A questão do financiamento público nos leva ao Superl Bowl LIII, que acontece neste domingo (3), entre New England Patriots e Los Angeles Rams. O local da partida é o Mercedes-Benz Stadium, o mais moderno estádio dos Estados Unidos que custou US$ 1,6 bilhões. Desse valor, US$ 700 milhões vieram do contribuinte de Atlanta em uma manobra viabilizada nas entrelinhas do contrato entre a cidade e o Atlanta Falcons, franquia da NFL que manda suas partidas no local.
Inicialmente o contribuinte iria pagar apenas US$ 200 milhões do projeto, porém, o contrato de construção continha uma cláusula chamada “fundo das fontes de água.” Ela previa que após o gasto do dinheiro inicial, a taxa cobrada por hotéis e motéis da cidade iriam para a manutenção do estádio. Como estas atribuições normalmente saem do bolso da equipe, o dinheiro coletado foi para os Falcons, que usaram para financiar sua parte da construção. Saiba de onde veio o dinheiro de cada estádio da NFL
Além da construção, um estádio traz uma série de “custos ocultos” que chegam a aumentar em 40% do valor da obra, segundo um estudo feito na Universidade de Michigan, pela pesquisadora Judith Grant. Os gastos incluem desde passarelas de acesso ao estádio, até realocações de parques, e mesmo a manutenção de áreas verdes nos arredores do estádio. No entanto, a questão americana é intrínseca ao país. “Os Estados Unidos tem uma cultura de entretenimento a qualquer preço muito forte. Eles tem o pragmatismo do dinheiro. Se está entrando dinheiro, eles aceitam. Se precisar aprovar uma taxa, eles fazem isso, porque o dinheiro vai voltar” explica Beting.
Entretanto, cada vez mais se questiona essa lógica. Assim como fez a prefeitura de Oakland, que acabou sofrendo a maior das consequências. Um dos pontos mais citados entre os defensores do financiamento público em estádios é de que as partidas geram receita.
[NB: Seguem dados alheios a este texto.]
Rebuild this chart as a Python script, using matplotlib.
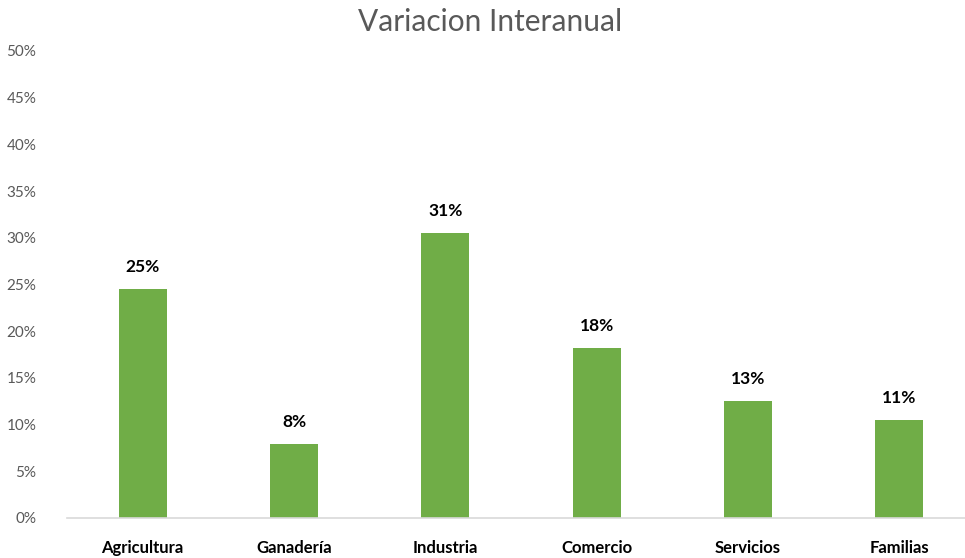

Porém, o pesquisador Raymond Keating em seu estudo “Sports Pork: The Costly Relationship between Major League Sports and Government” mostrou que as partidas geram um fluxo contrário, no que chamou de “efeito substituição.” Partindo do conceito de que pessoas têm dinheiro e tempo limitado, ele afirma que um estádio novo não vai gerar mais dinheiro, e sim realocar aquele que já gira nos empreendimentos da cidade, criando uma concentração dos gastos para lazer naquela região.
Porém, nada disso parece evitar a construção de novos estádios. Nos últimos anos, a NFL vem recompensando as cidades que constroem novas arenas, uma vez que cinco dos nove Super Bowl aconteceram em estádios novos. Um alento para a cidade, que após gastar rios de dinheiros nos projetos nababescos, possibilita ao torcedor assistir a partida (e receber o dinheiro de turistas e tudo que envolve o grande jogo) a alguns quilômetros de sua casa.
A má notícia é que nunca uma equipe jogou um Super Bowl em casa.